Hillary Clinton will return to public view in North Carolina on Thursday, aides said, appearing in Greensboro after an unexpected three-day interruption from the campaign trail.
The Democratic nominee, who was recently diagnosed with pneumonia, spent Tuesday at her home in Chappaqua, New York, where she watched President Barack Obama’s stump speech in Philadelphia on her behalf, Merrill said. She has no events Wednesday.
“She has spent the day catching up on reading briefings, making calls, and she watched President Obama’s speech in Philadelphia on TV,” Nick Merrill, her campaign spokesman, said.
Clinton was initially eyeing a return to the campaign trail as soon as Wednesday, with aides scouting for a location to deliver a possible speech on the economy.
But as the day wore along Tuesday, a person close to the campaign said, it became clear that Clinton would rest for at least one more day.
At her Chappaqua home on Tuesday, where a small group of reporters stood watch, she received six floral deliveries throughout the day. At her Brooklyn headquarters, campaign aides declined to speak about Clinton’s health condition.

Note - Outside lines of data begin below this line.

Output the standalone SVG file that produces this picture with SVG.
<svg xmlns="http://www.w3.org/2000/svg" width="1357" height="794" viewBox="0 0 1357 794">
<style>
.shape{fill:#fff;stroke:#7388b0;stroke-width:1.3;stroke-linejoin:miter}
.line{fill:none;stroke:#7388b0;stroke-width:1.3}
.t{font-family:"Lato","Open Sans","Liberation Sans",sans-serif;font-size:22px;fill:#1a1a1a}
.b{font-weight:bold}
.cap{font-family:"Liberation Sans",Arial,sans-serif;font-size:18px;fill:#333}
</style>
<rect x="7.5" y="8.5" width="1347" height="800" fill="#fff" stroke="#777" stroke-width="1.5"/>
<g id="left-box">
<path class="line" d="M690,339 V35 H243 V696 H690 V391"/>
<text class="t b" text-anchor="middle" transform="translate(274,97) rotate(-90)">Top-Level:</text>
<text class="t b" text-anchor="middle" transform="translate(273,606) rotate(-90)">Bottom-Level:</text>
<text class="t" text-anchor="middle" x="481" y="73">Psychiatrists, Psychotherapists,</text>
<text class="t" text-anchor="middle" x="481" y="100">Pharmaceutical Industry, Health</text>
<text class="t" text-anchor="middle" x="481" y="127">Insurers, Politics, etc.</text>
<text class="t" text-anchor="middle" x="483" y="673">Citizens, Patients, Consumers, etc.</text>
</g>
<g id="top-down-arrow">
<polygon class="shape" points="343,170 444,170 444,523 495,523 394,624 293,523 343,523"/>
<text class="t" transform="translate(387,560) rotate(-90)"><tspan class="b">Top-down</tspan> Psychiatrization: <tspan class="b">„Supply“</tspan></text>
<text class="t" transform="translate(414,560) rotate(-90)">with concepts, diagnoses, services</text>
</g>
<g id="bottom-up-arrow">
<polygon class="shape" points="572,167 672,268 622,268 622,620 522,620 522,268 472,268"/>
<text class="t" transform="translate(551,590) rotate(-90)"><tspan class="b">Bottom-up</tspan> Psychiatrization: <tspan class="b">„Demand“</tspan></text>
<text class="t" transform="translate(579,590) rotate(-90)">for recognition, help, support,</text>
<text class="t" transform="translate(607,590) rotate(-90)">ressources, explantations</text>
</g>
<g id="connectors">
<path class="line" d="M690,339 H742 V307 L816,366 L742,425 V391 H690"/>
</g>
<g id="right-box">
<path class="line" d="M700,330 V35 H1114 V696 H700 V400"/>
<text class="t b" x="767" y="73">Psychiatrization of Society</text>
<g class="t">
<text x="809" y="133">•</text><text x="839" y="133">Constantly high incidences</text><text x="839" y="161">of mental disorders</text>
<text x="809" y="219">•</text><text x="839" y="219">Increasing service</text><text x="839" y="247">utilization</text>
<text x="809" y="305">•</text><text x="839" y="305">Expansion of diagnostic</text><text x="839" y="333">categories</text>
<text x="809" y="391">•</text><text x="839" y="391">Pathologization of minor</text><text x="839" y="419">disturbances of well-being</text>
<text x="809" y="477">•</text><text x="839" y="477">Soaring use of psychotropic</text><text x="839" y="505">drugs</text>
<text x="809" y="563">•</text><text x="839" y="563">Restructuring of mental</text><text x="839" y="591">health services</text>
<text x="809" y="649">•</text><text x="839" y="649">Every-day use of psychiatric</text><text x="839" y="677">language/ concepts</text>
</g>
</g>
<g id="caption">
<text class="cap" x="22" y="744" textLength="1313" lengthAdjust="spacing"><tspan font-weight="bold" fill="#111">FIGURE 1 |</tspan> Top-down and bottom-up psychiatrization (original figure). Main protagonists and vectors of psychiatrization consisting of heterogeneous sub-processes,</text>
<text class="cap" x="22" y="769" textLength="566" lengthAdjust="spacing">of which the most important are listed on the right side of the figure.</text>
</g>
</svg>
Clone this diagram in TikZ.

Clinton told CNN’s Anderson Cooper on Monday that she intended to return to her campaign schedule “in the next couple of days.”
She is now scheduled to appear before the Congressional Hispanic Caucus meeting on Thursday night in Washington. Although that was the first scheduled event, aides said an earlier campaign stop is under consideration for Thursday.
Clinton abruptly left a September 11 commemoration ceremony Sunday after what her campaign said was an episode of “overheating.” A video showed a wobbly Clinton stumbling as she was assisted into her van to depart the ceremony.
She then went to daughter Chelsea Clinton’s apartment and later returned to her home in Chappaqua, where campaign manager Robby Mook told CNN’s Jake Tapper she was attended to by her doctor.
Clinton was diagnosed with pneumonia on Friday but decided to continue on the trail. The incident has prompted further scrutiny of her health and her campaign’s transparency, and comes less than two months before Election Day and as polls show a tightening race.